The chairman’s award selected by concours founder Rob McLeese went to a 1971 Ferrari Daytona coupe restored by Ferrari of Ontario president Remo Ferri. The rare Ferrari was up on blocks in a Toronto condominium underground parking garage for 25 years before being rescued and restored.

A once lost 1946 Alfa Romeo Pininfarina Cabriolet Speciale commissioned by wealthy Milan perfume designer Giuliana Tortoli di Cuccioli was voted Best of Show and also won the People’s Choice award. The Guild of Automotive Restorers in Bradford, Ontario restored the aerodynamic one-of-a-kind roadster that sported a disappearing folding top and chrome dashboard with crystal control knobs.

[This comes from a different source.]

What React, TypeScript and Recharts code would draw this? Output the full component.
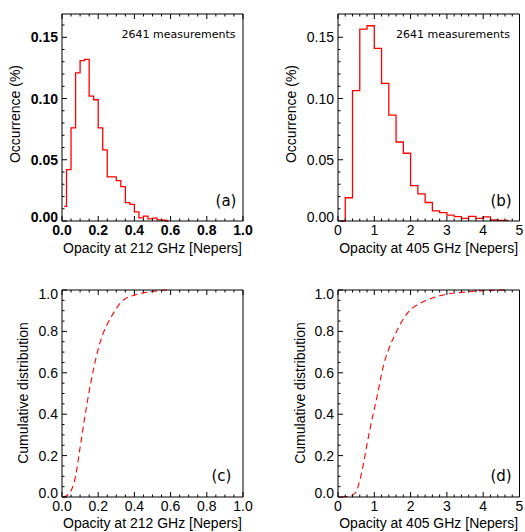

When the roadster was first introduced, designer Battista ‘Pinin’ Farina defied a war-related ban on Italian cars at the 1946 Paris Auto Salon by showing the Speciale roadster across the street. The Speciale got the most attention despite not being part of the show.  It went on to win Concours d’Elegance shows in Turin and Monte Carlo and became one of Europe’s most famous cars of its era.  Austin of England subsequently purchased it and its design cues were used to create the Austin A90 Atlantic introduced in 1949.

This 1970 Chevelle equipped with an LS5 454 cubic inch engine owned by John Bishop of Redlands, California won the chief judge’s award for excellence.

All in all, Cobble Beach Concours d’Elegance is indeed that and staged in an equally impressive locale.  It’s a classic car event that is well worth adding to your calendar and attending in future years.